Hi @akanter, @isaacholeman’s post above does a good job explaining how we see User Interface & Technology as complimentary, but distinct areas for collaboration in health informatics. I’d suggest a third pillar may be ‘reporting & data standards’ (indicators, concept dictionaries, etc).

The conversations Isaac and I have had around UX collaboration, isn’t about prescribing a specific method on how EHR / mHealth tools are to be designed, but provide the right forum to shared R&D in this area, and make it easy to find the best practices, and even working components.

The concept of collaborating on a ‘Component Library / Toolkit’ provides two benefits. It provides

  1. An outlined set of areas where the UX community can share R&D on past work in this area
  2. A usable set of components that can be used in the code.

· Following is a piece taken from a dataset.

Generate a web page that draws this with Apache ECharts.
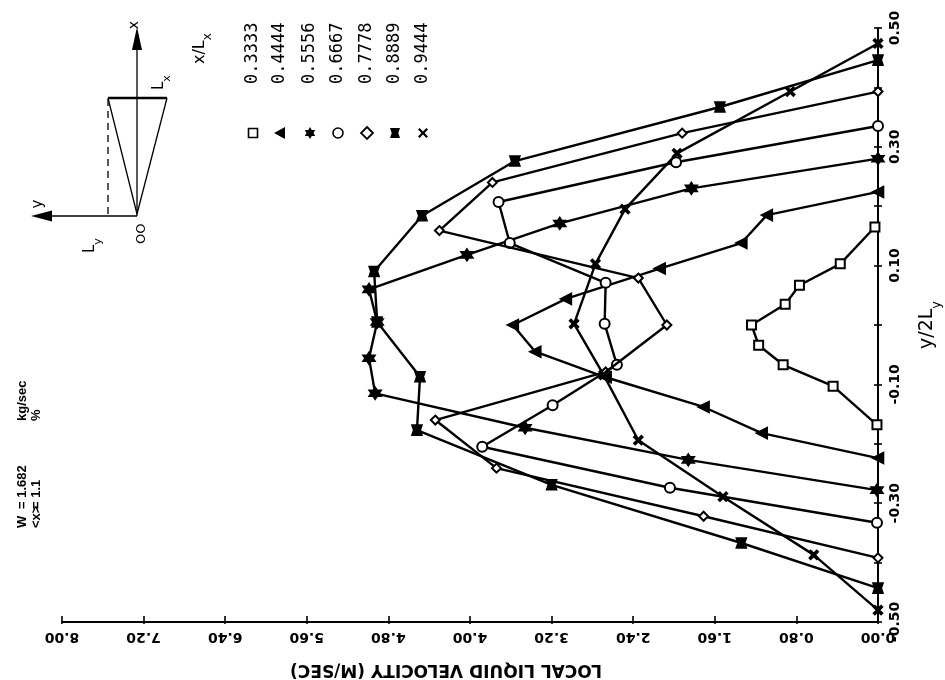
<!DOCTYPE html>
<html>
<head>
<meta charset="utf-8">
<script src="https://cdn.jsdelivr.net/npm/echarts@6/dist/echarts.min.js"></script>
<style>
  html, body { margin: 0; padding: 0; background: #ffffff; }
  #chart { width: 945px; height: 680px; }
</style>
</head>
<body>
<div id="chart"></div>
<script>
// Traverse stations x/Lx and, for each, probe position y/2Ly with local liquid velocity (m/s)
const stations = ['0.3333', '0.4444', '0.5556', '0.6667', '0.7778', '0.8889', '0.9444'];

const pos3333 = [0.165, 0.103, 0.067, 0.035, 0.0, -0.034, -0.067, -0.103, -0.168];
const vel3333 = [0.03, 0.37, 0.77, 0.91, 1.24, 1.17, 0.93, 0.44, 0.01];

const pos4444 = [0.224, 0.185, 0.138, 0.095, 0.044, 0.0, -0.045, -0.088, -0.138, -0.182, -0.224];
const vel4444 = [0.0, 1.09, 1.34, 2.14, 3.06, 3.58, 3.36, 2.67, 1.71, 1.14, 0.0];

const pos5556 = [0.280, 0.230, 0.171, 0.118, 0.060, 0.005, -0.056, -0.115, -0.173, -0.227, -0.278];
const vel5556 = [0.0, 1.83, 3.12, 4.03, 4.99, 4.91, 4.99, 4.93, 3.46, 1.86, 0.01];

const pos6667 = [0.335, 0.274, 0.207, 0.138, 0.071, 0.002, -0.067, -0.135, -0.205, -0.274, -0.333];
const vel6667 = [0.0, 1.98, 3.72, 3.61, 2.67, 2.68, 2.56, 3.19, 3.88, 2.04, 0.01];

const pos7778 = [0.393, 0.323, 0.240, 0.159, 0.079, 0.0, -0.079, -0.160, -0.241, -0.322, -0.392];
const vel7778 = [0.0, 1.92, 3.78, 4.30, 2.35, 2.07, 2.67, 4.34, 3.74, 1.71, 0.0];

const pos8889 = [0.446, 0.367, 0.276, 0.184, 0.090, 0.005, -0.087, -0.177, -0.269, -0.367, -0.443];
const vel8889 = [0.0, 1.55, 3.56, 4.47, 4.94, 4.91, 4.49, 4.52, 3.20, 1.34, 0.0];

const pos9444 = [0.474, 0.393, 0.289, 0.195, 0.103, 0.002, -0.084, -0.194, -0.289, -0.387, -0.480];
const vel9444 = [0.0, 0.86, 1.97, 2.48, 2.77, 2.98, 2.69, 2.35, 1.52, 0.63, 0.0];

// Axis ranges and steps
const velMin = 0, velMax = 8, velStep = 0.8;
const posMin = -0.5, posMax = 0.5, posStep = 0.1;

// Run conditions printed in the corner
const flowRate = '1.682';
const quality = '1.1';

const traverses = [
  [pos3333, vel3333], [pos4444, vel4444], [pos5556, vel5556], [pos6667, vel6667],
  [pos7778, vel7778], [pos8889, vel8889], [pos9444, vel9444]
];

// Marker outlines on a 10 x 10 unit box
const STAR_PTS = [[5, 0], [6.45, 2.5], [9.35, 2.5], [7.9, 5], [9.35, 7.5], [6.45, 7.5], [5, 10],
  [3.55, 7.5], [0.65, 7.5], [2.1, 5], [0.65, 2.5], [3.55, 2.5]];
const BOWTIE_PTS = [[0, 0], [10, 0], [8.3, 5], [10, 10], [0, 10], [1.7, 5]];
const CROSS_PTS = [[0, 1.6], [1.6, 0], [5, 3.4], [8.4, 0], [10, 1.6], [6.6, 5], [10, 8.4], [8.4, 10],
  [5, 6.6], [1.6, 10], [0, 8.4], [3.4, 5]];

const toPath = pts => 'path://M' + pts.map(p => p[0] + ',' + p[1]).join(' L') + ' Z';
const placePts = (pts, cx, cy, size) => pts.map(p => [cx + (p[0] - 5) * size / 10, cy + (p[1] - 5) * size / 10]);

const markers = [
  { symbol: 'emptyRect', symbolSize: 9 },
  { symbol: 'triangle', symbolSize: 11, symbolRotate: 90 },
  { symbol: toPath(STAR_PTS), symbolSize: 12 },
  { symbol: 'emptyCircle', symbolSize: 10 },
  { symbol: 'emptyDiamond', symbolSize: 9 },
  { symbol: toPath(BOWTIE_PTS), symbolSize: 10 },
  { symbol: toPath(CROSS_PTS), symbolSize: 9 }
];

const INK = '#000000';
const MONO = '"DejaVu Sans Mono", monospace';
const SANS = '"DejaVu Sans", sans-serif';

const series = traverses.map(([pos, vel], k) => Object.assign({
  name: stations[k],
  type: 'line',
  data: pos.map((p, i) => [vel[i], p]),
  showAllSymbol: true,
  clip: false,
  lineStyle: { color: INK, width: 2.4 },
  itemStyle: { color: INK, borderColor: INK, borderWidth: 1.6 },
  emphasis: { disabled: true },
  z: 3 + k
}, markers[k]));

// Legend: rotated station labels with their marker
const legendCols = [253, 280, 310, 338, 367, 395, 423];
const legendSymY = 133;
const legendTextY = 84;

function rotText(x, y, text, font, extra) {
  return {
    type: 'text', x: x, y: y, rotation: Math.PI / 2, z: 50,
    style: Object.assign({
      text: text, font: font, fill: INK,
      align: 'left', textAlign: 'left',
      verticalAlign: 'middle', textVerticalAlign: 'middle'
    }, extra || {})
  };
}

const legendEls = [];
stations.forEach((s, k) => {
  const cx = legendCols[k], cy = legendSymY;
  legendEls.push(rotText(cx, legendTextY, s, '17px ' + MONO));
  let sym;
  switch (k) {
    case 0: sym = { type: 'rect', shape: { x: cx - 4.5, y: cy - 4.5, width: 9, height: 9 }, style: { fill: '#fff', stroke: INK, lineWidth: 1.6 } }; break;
    case 1: sym = { type: 'polygon', shape: { points: [[cx - 6, cy], [cx + 5, cy - 6], [cx + 5, cy + 6]] }, style: { fill: INK } }; break;
    case 2: sym = { type: 'polygon', shape: { points: placePts(STAR_PTS, cx, cy, 12) }, style: { fill: INK } }; break;
    case 3: sym = { type: 'circle', shape: { cx: cx, cy: cy, r: 5 }, style: { fill: '#fff', stroke: INK, lineWidth: 1.6 } }; break;
    case 4: sym = { type: 'polygon', shape: { points: [[cx, cy - 6], [cx + 6, cy], [cx, cy + 6], [cx - 6, cy]] }, style: { fill: '#fff', stroke: INK, lineWidth: 1.8 } }; break;
    case 5: sym = { type: 'polygon', shape: { points: placePts(BOWTIE_PTS, cx, cy, 10) }, style: { fill: INK } }; break;
    default: sym = { type: 'polygon', shape: { points: placePts(CROSS_PTS, cx, cy, 10) }, style: { fill: INK } };
  }
  sym.z = 50;
  legendEls.push(sym);
});

const subRich = (big, small) => ({
  a: { fontSize: big, fontFamily: SANS, lineHeight: big + 6, verticalAlign: 'top' },
  b: { fontSize: small, fontFamily: SANS, lineHeight: small, verticalAlign: 'bottom' }
});

legendEls.push(rotText(203, 64, '{a|x/L}{b|x}', '16px ' + SANS, { rich: subRich(16, 12) }));

// Duct sketch: coordinate arrows, tapered section and labels
const thin = { stroke: INK, lineWidth: 1.3 };
const sketchEls = [
  { type: 'line', shape: { x1: 137, y1: 216, x2: 137, y2: 48 }, style: thin },
  { type: 'polygon', shape: { points: [[137, 27], [132, 50], [142, 50]] }, style: { fill: INK } },
  { type: 'line', shape: { x1: 137, y1: 216, x2: 50, y2: 216 }, style: thin },
  { type: 'polygon', shape: { points: [[31, 216], [52, 210.5], [52, 221.5]] }, style: { fill: INK } },
  { type: 'line', shape: { x1: 108, y1: 98, x2: 167, y2: 98 }, style: { stroke: INK, lineWidth: 2.4 } },
  { type: 'line', shape: { x1: 108, y1: 98, x2: 137, y2: 214 }, style: thin },
  { type: 'line', shape: { x1: 167, y1: 98, x2: 137, y2: 214 }, style: thin },
  { type: 'line', shape: { x1: 108, y1: 99, x2: 108, y2: 216 }, style: { stroke: INK, lineWidth: 1.3, lineDash: [7, 5] } },
  rotText(134, 25, 'x', '14px ' + SANS, { align: 'center', textAlign: 'center' }),
  rotText(38, 204, 'y', '15px ' + SANS, { align: 'center', textAlign: 'center' }),
  rotText(162, 90, '{a|L}{b|x}', '15px ' + SANS, { rich: subRich(15, 11) }),
  rotText(93, 253, '{a|L}{b|y}', '15px ' + SANS, { rich: subRich(15, 11) }),
  rotText(142, 244, 'OO', '13px ' + SANS)
];

// Run conditions
const condFont = 'bold 13px "Liberation Sans", sans-serif';
const condEls = [
  rotText(22, 528, 'W', condFont),
  rotText(22, 509, '= ' + flowRate, condFont),
  rotText(22, 421, 'kg/sec', condFont),
  rotText(36, 528, '<x>', condFont),
  rotText(36, 509, '= ' + quality, condFont),
  rotText(36, 421, '%', condFont)
];

const labelStyle = { color: INK, fontFamily: SANS, fontWeight: 'bold', fontSize: 14 };

const option = {
  animation: false,
  backgroundColor: '#ffffff',
  grid: { left: 62, right: 67, top: 28, bottom: 58, containLabel: false, outerBoundsMode: 'none' },
  xAxis: [
    {
      type: 'value', min: velMin, max: velMax, interval: velStep, inverse: true,
      position: 'bottom',
      name: 'LOCAL LIQUID VELOCITY (M/SEC)',
      nameLocation: 'middle', nameGap: 39, nameRotate: 180,
      nameTextStyle: { color: INK, fontFamily: SANS, fontWeight: 'bold', fontSize: 17, padding: [0, 0, 0, 48] },
      axisLine: { show: true, onZero: false, lineStyle: { color: INK, width: 2 } },
      axisTick: { show: true, inside: false, length: 2, lineStyle: { color: INK, width: 1.6 } },
      axisLabel: Object.assign({ rotate: 180, margin: 8, showMinLabel: true, showMaxLabel: true,
        formatter: v => v.toFixed(2) }, labelStyle),
      splitLine: { show: false }
    },
    {
      type: 'value', min: velMin, max: velMax, interval: velStep, inverse: true,
      position: 'bottom',
      axisLine: { show: false, onZero: false },
      axisTick: { show: true, inside: true, length: 6, lineStyle: { color: INK, width: 1.6 } },
      axisLabel: { show: false },
      splitLine: { show: false }
    }
  ],
  yAxis: [
    {
      type: 'value', min: posMin, max: posMax, interval: posStep,
      position: 'right',
      name: '{a|y/2L}{b|y}',
      nameLocation: 'middle', nameGap: 40, nameRotate: 90,
      nameTextStyle: { color: INK, rich: subRich(19, 13) },
      axisLine: { show: true, onZero: false, lineStyle: { color: INK, width: 2 } },
      axisTick: { show: true, inside: false, length: 4, lineStyle: { color: INK, width: 1.6 } },
      axisLabel: Object.assign({ rotate: 90, margin: 10, showMinLabel: true, showMaxLabel: true,
        formatter: v => (Math.round(v * 10) % 2 !== 0 ? v.toFixed(2) : '') }, labelStyle),
      splitLine: { show: false }
    },
    {
      type: 'value', min: posMin, max: posMax, interval: posStep,
      position: 'right',
      axisLine: { show: false, onZero: false },
      axisTick: { show: true, inside: true, length: 4, lineStyle: { color: INK, width: 1.6 } },
      axisLabel: { show: false },
      splitLine: { show: false }
    }
  ],
  graphic: { elements: legendEls.concat(sketchEls, condEls) },
  series: series
};

const chart = echarts.init(document.getElementById('chart'), null, { renderer: 'canvas' });
chart.setOption(option);
</script>
</body>
</html>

For instance, the ‘medication list’ components, can include past R&D groups have done in this area, screenshots, examples of good & bad medication lists, and past papers published on this. It can also host a series of functional medication lists React and Angular components that can be used directly in the code. [If on the technical side, we standardize the data calls using FHIR for these elements it increase their cross-application functionality].

Although Medic Mobile’s tools are primarily for mHealth and CHW, they do render similar types of information - such as showing medication lists, family relationships, immunization status, to-do lists, patient demographics, blood pressures, prenatal histories.